The introduction of such a grid tie net metering plan means South Africa, whose sole power utility is struggling to meet demand, would be emulating countries such as Germany, Spain and the US, which have had small-scale renewable generation that included feed-in tariffs or credit programs through banks.
“Their governments also securitized the tariff by government guarantees, which is something that the South African government cannot engage in at this stage with so many programs where guarantees are currently offered,” the paper said.
South Africa has so far procured about 3900 megawatts of capacity through three competitive rounds of bids by independent producers of renewable energy, with about $10 billion invested. That already exceeds the 3725 megawatts initially sought from five bid windows. An additional 3600 megawatts will be sought, the Department of Energy said on December 12.
A net-metering option would see customers billed on consumption minus the amount generated.
Net-energy metering, measured in kilowatt-hours, will be used instead of rand, the regulator said. Each month, the electricity that small-scale generators produce in excess of their own consumption will be sent back to the grid and credited to their accounts for up to one yearly billing cycle, after which any remaining credit is forfeited to the distributor, it said. “This reduces any incentive for the customer to oversize generation with respect to load.”
South Africa’s electricity rates will rise an average 13 percent from April, more than the 8 percent planned, to help the state-owned utility Eskom Holdings SOC Ltd. recover 7.8 billion rand ($665 million) of unbudgeted costs incurred in the three years through March 2013, Nersa said in October.
The proposed net-metering plan is a draft discussion document and no estimates have been given as to when (or if) Eskom will accept the proposals as outlined in the document.
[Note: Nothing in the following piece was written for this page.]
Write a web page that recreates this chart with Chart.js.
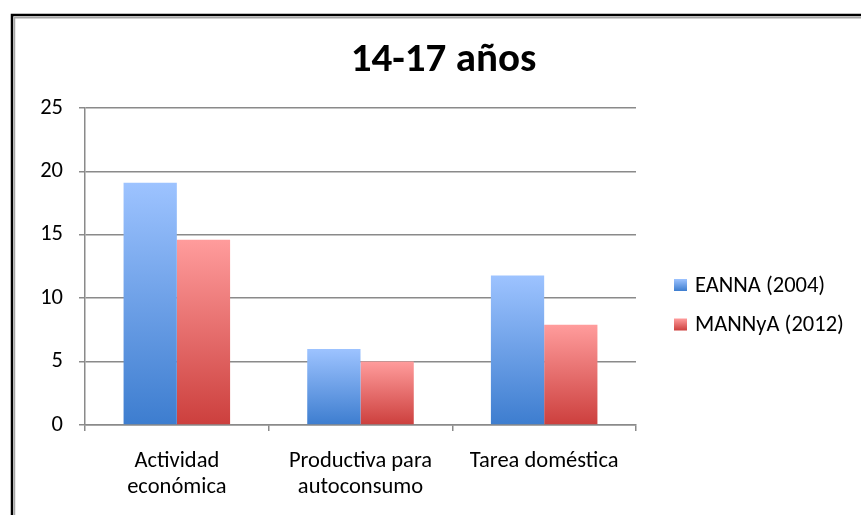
<!DOCTYPE html>
<html>
<head>
<meta charset="utf-8">
<script src="https://cdn.jsdelivr.net/npm/chart.js@4.4.0/dist/chart.umd.min.js"></script>
<style>
  html, body { margin: 0; padding: 0; background: #fff; }
  #wrap { position: relative; width: 861px; height: 515px; }
</style>
</head>
<body>
<div id="wrap"><canvas id="barCanvas" width="861" height="515"></canvas></div>
<script>
var categories = [["Actividad", "económica"], ["Productiva para", "autoconsumo"], ["Tarea doméstica"]];
var seriesNames = ["EANNA (2004)", "MANNyA (2012)"];
var eanna = [19.1, 6.0, 11.8];
var mannya = [14.6, 5.0, 7.9];
var yTicks = [0, 5, 10, 15, 20, 25];

var FONT = "Carlito, Calibri, Lato, sans-serif";
var LABEL_SIZE = 22.5;
var GRID = "#8a8a8a";
var blueStops = ["#9dc3ff", "#3d7dcf"];
var redStops = ["#ff9c9c", "#cc3f3d"];

// per-bar vertical gradient, light on top and dark at the base
function barGradient(stops) {
    return function (ctx) {
        var chart = ctx.chart;
        if (!chart.chartArea || ctx.type !== 'data') return stops[0];
        var yScale = chart.scales.y;
        var yTop = yScale.getPixelForValue(ctx.raw);
        var yBase = yScale.getPixelForValue(0);
        var g = chart.ctx.createLinearGradient(0, yTop, 0, yBase);
        g.addColorStop(0, stops[0]);
        g.addColorStop(1, stops[1]);
        return g;
    };
}

var framePlugin = {
    id: 'frame',
    beforeDraw: function (chart) {
        var c = chart.ctx;
        c.save();
        c.fillStyle = "#fff";
        c.fillRect(0, 0, chart.width, chart.height);
        c.strokeStyle = "#000";
        c.lineWidth = 2.5;
        c.beginPath();
        c.moveTo(12, chart.height);
        c.lineTo(12, 15);
        c.lineTo(chart.width, 15);
        c.stroke();
        c.strokeStyle = "#a6a6a6";
        c.lineWidth = 1.5;
        c.beginPath();
        c.moveTo(14.5, chart.height);
        c.lineTo(14.5, 17.8);
        c.lineTo(chart.width, 17.8);
        c.stroke();
        c.restore();
    }
};

// legend on the right, drawn with the same gradients as the bars
var legendPlugin = {
    id: 'sideLegend',
    afterDraw: function (chart) {
        var c = chart.ctx;
        var area = chart.chartArea;
        var x = area.right + 38;
        var y0 = (area.top + area.bottom) / 2 + 18.5;
        var stops = [blueStops, redStops];
        c.save();
        c.font = LABEL_SIZE + "px " + FONT;
        c.textBaseline = "middle";
        c.textAlign = "left";
        chart.data.datasets.forEach(function (ds, i) {
            var cy = y0 + i * 39.5;
            var g = c.createLinearGradient(0, cy - 6, 0, cy + 6);
            g.addColorStop(0, stops[i][0]);
            g.addColorStop(1, stops[i][1]);
            c.fillStyle = g;
            c.fillRect(x, cy - 6, 13, 12);
            c.fillStyle = "#000";
            c.fillText(ds.label, x + 21, cy + 1);
        });
        c.restore();
    }
};

new Chart(document.getElementById('barCanvas'), {
    type: 'bar',
    data: {
        labels: categories,
        datasets: [
            { label: seriesNames[0], data: eanna, backgroundColor: barGradient(blueStops), yAxisID: 'y' },
            { label: seriesNames[1], data: mannya, backgroundColor: barGradient(redStops), yAxisID: 'y' }
        ]
    },
    options: {
        responsive: false,
        animation: false,
        devicePixelRatio: 1,
        layout: { padding: { left: 26, right: 0, top: 0, bottom: 0 } },
        datasets: { bar: { categoryPercentage: 0.58, barPercentage: 1.0 } },
        plugins: {
            legend: { display: false },
            tooltip: { enabled: false },
            title: {
                display: true,
                text: "14-17 años",
                color: "#000",
                font: { family: FONT, size: 41, weight: 'bold', lineHeight: 1.2 },
                padding: { top: 36, bottom: 22.8 }
            }
        },
        scales: {
            x: {
                grid: { offset: true, drawOnChartArea: false, drawTicks: true, tickLength: 6, color: GRID, lineWidth: 1.5 },
                border: { color: GRID, width: 1.5 },
                ticks: { color: "#000", padding: 17.5, maxRotation: 0, font: { family: FONT, size: LABEL_SIZE, lineHeight: 1.16 } },
                afterFit: function (s) { s.height = 90; }
            },
            y: {
                min: 0,
                max: 25,
                afterBuildTicks: function (s) { s.ticks = yTicks.map(function (v) { return { value: v }; }); },
                grid: { color: GRID, lineWidth: 1.5, tickLength: 6 },
                border: { color: GRID, width: 1.5 },
                ticks: { color: "#000", padding: 16, font: { family: FONT, size: LABEL_SIZE } },
                afterFit: function (s) { s.width = 59; }
            },
            side: {
                type: 'linear',
                position: 'right',
                grid: { display: false },
                border: { display: false },
                ticks: { display: false },
                afterFit: function (s) { s.width = 225; }
            }
        }
    },
    plugins: [framePlugin, legendPlugin]
});
</script>
</body>
</html>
In the interim consumers in forward thinking municipalities that Port Elizabeth, Uitenhage and Despatch find themselves in are reaping the benefits.
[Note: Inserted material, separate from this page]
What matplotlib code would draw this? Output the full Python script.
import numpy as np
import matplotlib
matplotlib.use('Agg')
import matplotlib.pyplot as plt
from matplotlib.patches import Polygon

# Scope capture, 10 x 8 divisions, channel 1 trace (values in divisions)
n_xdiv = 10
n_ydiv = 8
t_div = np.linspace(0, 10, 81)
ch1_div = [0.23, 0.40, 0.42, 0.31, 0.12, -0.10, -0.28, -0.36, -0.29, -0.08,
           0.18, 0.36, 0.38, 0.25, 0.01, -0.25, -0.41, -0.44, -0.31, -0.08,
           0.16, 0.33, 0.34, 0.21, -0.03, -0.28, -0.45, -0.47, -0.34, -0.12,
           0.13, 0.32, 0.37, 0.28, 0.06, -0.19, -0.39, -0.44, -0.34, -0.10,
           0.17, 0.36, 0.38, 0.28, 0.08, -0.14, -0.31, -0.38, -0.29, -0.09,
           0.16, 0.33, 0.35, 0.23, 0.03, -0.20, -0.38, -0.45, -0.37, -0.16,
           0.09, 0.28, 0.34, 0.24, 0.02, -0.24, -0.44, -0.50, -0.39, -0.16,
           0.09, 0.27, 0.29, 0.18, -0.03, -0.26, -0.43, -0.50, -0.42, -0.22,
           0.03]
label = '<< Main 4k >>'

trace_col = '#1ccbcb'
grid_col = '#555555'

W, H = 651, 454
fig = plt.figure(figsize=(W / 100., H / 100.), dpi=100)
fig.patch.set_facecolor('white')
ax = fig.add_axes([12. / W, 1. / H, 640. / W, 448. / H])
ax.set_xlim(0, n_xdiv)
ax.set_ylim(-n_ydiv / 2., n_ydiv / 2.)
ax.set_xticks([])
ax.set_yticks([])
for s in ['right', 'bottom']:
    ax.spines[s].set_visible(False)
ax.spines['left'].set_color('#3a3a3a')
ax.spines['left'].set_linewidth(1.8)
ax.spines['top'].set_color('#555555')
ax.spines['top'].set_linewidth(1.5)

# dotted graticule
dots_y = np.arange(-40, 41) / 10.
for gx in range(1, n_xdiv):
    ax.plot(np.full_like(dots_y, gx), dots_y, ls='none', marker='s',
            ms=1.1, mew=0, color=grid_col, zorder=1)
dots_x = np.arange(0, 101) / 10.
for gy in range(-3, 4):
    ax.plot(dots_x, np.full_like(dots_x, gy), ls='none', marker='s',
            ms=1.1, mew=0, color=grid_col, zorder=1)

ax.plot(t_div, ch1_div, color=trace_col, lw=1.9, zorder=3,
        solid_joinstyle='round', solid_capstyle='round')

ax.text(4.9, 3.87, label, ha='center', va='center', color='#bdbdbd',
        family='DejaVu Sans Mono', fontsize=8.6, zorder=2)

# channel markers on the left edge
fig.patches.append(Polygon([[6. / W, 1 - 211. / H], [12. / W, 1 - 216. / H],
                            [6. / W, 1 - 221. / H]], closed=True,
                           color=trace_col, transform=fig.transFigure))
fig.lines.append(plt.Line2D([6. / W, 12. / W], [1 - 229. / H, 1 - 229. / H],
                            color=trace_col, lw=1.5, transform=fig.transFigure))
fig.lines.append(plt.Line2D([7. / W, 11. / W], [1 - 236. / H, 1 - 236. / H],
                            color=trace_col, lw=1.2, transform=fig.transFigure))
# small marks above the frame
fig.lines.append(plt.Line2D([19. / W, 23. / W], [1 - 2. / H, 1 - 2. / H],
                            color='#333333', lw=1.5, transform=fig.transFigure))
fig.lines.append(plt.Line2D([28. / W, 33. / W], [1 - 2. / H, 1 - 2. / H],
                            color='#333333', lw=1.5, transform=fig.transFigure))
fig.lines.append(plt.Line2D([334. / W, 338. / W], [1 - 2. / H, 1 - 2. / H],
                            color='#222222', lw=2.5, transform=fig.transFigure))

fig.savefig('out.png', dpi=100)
A recent grid-tie installation for a business in Port Elizabeth revealed many more ‘hidden’ benefits:
- The immediate zeroing of the business’ electricity consumption account
- Substantial carbon and tree savings
- A three year write off on capital cost
- The ‘selling’ of electricity to independently metered tenants off of the same supply
- Effectively the business went from having electricity as a cost to having electricity as an income generator.
For example, households with independently metered Granny Flats will also benefit in the same way from recovering the cost of electricity consumed by a tenant.
“In tough times it is wonderful to be able to sell a product that is many things to clients; a planet saver, a potential income generator as well as something that cuts costs and will continue to do so for at least 20 years into the future,” said Alan Straton.